NIGHT OWL
It’s January 2026, and the quiet in my morning feels almost suspicious.
Not the empty quiet of avoidance—the kind I used to chase. This is the quiet that shows up when I’m actually present. When my phone isn’t the first thing I touch. When last night didn’t end in “just one more.” When my body isn’t negotiating with my choices.
I lace up my shoes and step outside. The air is cold enough to sting, and for a moment my mind tries to bargain: Not today. Start tomorrow. You’ve had a long week. The familiar chorus.
And then a newer voice—steadier, less dramatic—cuts in: This is the work. This is the point.
Stoicism has done many things for me, but the biggest is this: it has turned my life from a debate into a practice.
From ‘How do I feel?’
to ‘What do I choose?’
Before Stoicism, my days were ruled by my internal weather. If I felt motivated, I acted. If I felt anxious, I avoided. If I felt lonely, I reached for something that blurred the edges.

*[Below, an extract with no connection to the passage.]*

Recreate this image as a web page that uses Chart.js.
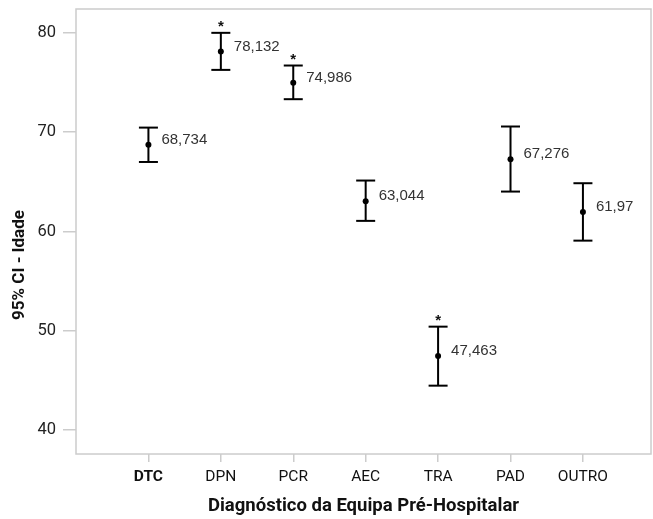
<!DOCTYPE html>
<html><head><meta charset="utf-8">
<script src="https://cdn.jsdelivr.net/npm/chart.js@4/dist/chart.umd.min.js"></script>
<style>html,body{margin:0;padding:0;background:#fff}#wrap{width:653px;height:519px}</style>
</head><body><div id="wrap"><canvas id="c" width="653" height="519"></canvas></div>
<script>
const categories = ['DTC','DPN','PCR','AEC','TRA','PAD','OUTRO'];
const means = [68.734,78.132,74.986,63.044,47.463,67.276,61.97];
const lower = [67.0,76.27,73.32,61.07,44.48,64.02,59.08];
const upper = [70.46,80.0,76.71,65.13,50.42,70.57,64.86];
const meanLabels = ['68,734','78,132','74,986','63,044','47,463','67,276','61,97'];
const significant = [false,true,true,false,true,false,false];
const yTicks = [40,50,60,70,80];
const xTitle = 'Diagnóstico da Equipa Pré-Hospitalar';
const yTitle = '95% CI - Idade';

const FAM = "Roboto,'Liberation Sans',sans-serif";

const ciData = [];
categories.forEach((c,i)=>{ ciData.push({x:i,y:lower[i]},{x:i,y:upper[i]},{x:i,y:null}); });
const meanData = means.map((m,i)=>({x:i,y:m}));

const zeroPad = s => { s.paddingTop = 0; s.paddingBottom = 0; s.paddingLeft = 0; s.paddingRight = 0; };

const deco = {
  id:'deco',
  beforeDatasetsDraw(chart){
    const {ctx, chartArea:a} = chart;
    ctx.save();
    ctx.strokeStyle = '#cccccc';
    ctx.lineWidth = 1.5;
    ctx.strokeRect(a.left, a.top, a.right-a.left, a.bottom-a.top);
    ctx.restore();
  },
  afterDatasetsDraw(chart){
    const {ctx, scales:{x,y}} = chart;
    ctx.save();
    categories.forEach((c,i)=>{
      const px = x.getPixelForValue(i);
      ctx.fillStyle = '#333333';
      ctx.font = "15px 'Liberation Sans',Arial,sans-serif";
      ctx.textAlign = 'left';
      ctx.textBaseline = 'middle';
      ctx.fillText(meanLabels[i], px+13, y.getPixelForValue(means[i])-5);
      if (significant[i]) {
        ctx.fillStyle = '#111111';
        ctx.font = "bold 15px 'Liberation Sans',Arial,sans-serif";
        ctx.textAlign = 'center';
        ctx.textBaseline = 'middle';
        ctx.fillText('*', px, y.getPixelForValue(upper[i])-6);
      }
    });
    ctx.restore();
  },
  afterDraw(chart){
    const {ctx, chartArea:a} = chart;
    ctx.save();
    ctx.fillStyle = '#111111';
    ctx.textAlign = 'center';
    ctx.textBaseline = 'middle';
    ctx.font = "bold 18.5px " + FAM;
    ctx.fillText(xTitle, (a.left+a.right)/2, 506);
    ctx.translate(20, 265);
    ctx.rotate(-Math.PI/2);
    ctx.font = "bold 17px " + FAM;
    ctx.fillText(yTitle, 0, 0);
    ctx.restore();
  }
};

new Chart(document.getElementById('c'), {
  data: {
    datasets: [
      { type:'line', data: ciData, showLine:true, spanGaps:false, borderColor:'#000', borderWidth:2,
        pointStyle:'line', pointRadius:9.5, pointBorderWidth:2, pointBorderColor:'#000', pointHoverRadius:9.5 },
      { type:'scatter', data: meanData, pointRadius:3, backgroundColor:'#000', borderColor:'#000', borderWidth:0 }
    ]
  },
  options: {
    responsive:false, animation:false, devicePixelRatio:1, events:[],
    layout:{ autoPadding:false, padding:{ top:9, right:2, left:0, bottom:0 } },
    plugins:{ legend:{display:false}, tooltip:{enabled:false} },
    scales:{
      x:{ type:'linear', min:-1, max:6.94,
        afterBuildTicks:s=>{ s.ticks = categories.map((c,i)=>({value:i})); },
        afterFit:s=>{ s.height = 65; zeroPad(s); },
        ticks:{ autoSkip:false, maxRotation:0, padding:6, color:'#111111',
          callback:v=>categories[v] ?? '',
          font:ctx=>({ family:FAM, size:15.5, weight: ctx.index===0 ? 'bold' : 'normal' }) },
        grid:{ drawOnChartArea:false, drawTicks:true, tickLength:8, color:'#cccccc', lineWidth:1.5 },
        border:{ display:false }
      },
      y:{ type:'linear', min:37.6, max:82.4,
        afterBuildTicks:s=>{ s.ticks = yTicks.map(v=>({value:v})); },
        afterFit:s=>{ s.width = 76; zeroPad(s); },
        ticks:{ padding:7, color:'#222222', font:{ family:FAM, size:16.5 } },
        grid:{ drawOnChartArea:false, drawTicks:true, tickLength:13, color:'#cccccc', lineWidth:1.5 },
        border:{ display:false }
      }
    }
  },
  plugins:[deco]
});
</script></body></html>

Alcohol fit perfectly into that system. It didn’t solve anything, but it changed the lighting. It made stress feel softer, socializing feel easier, and late nights feel deserved. It also quietly trained me to believe that discomfort was an emergency.
Stoicism challenged that belief at the root.
One of its simplest ideas is also its most disruptive: some things are up to me, and some things are not. My body, my time, my attention, my choices—those are mine. Other people’s opinions, the past, the economy, the awkwardness of a party, the unpredictability of life—those are not.
That division didn’t make my problems disappear. It did something better: it gave me somewhere to stand.
When you stop trying to control what isn’t yours, you suddenly have energy for what is.
Learning to stay with discomfort
There’s a particular kind of discomfort I used to treat like a fire alarm: cravings, awkwardness, irritation, restlessness, sadness. I believed those feelings meant something had gone wrong—and that my job was to fix them quickly.
Stoicism taught me a different approach: feelings are information, not instructions.
This is where my life began to change in practical ways.
When the urge to drink showed up—after a stressful day, at a social event, during that late-night window when my discipline used to clock out—I started practicing a pause. Not a dramatic pause. A small one.
Just long enough to ask:
• What am I actually trying to escape right now?
• Is this urge within my control? (No. The urge isn’t.)
• Is my response within my control? (Yes. Every time.)
• What would the version of me I respect do next?
That last question is the one that matters. Stoicism is, at its core, a philosophy of character. Not reputation. Not mood. Character.
And character is built in the moments no one claps for—especially the ones that feel boring, inconvenient, or lonely.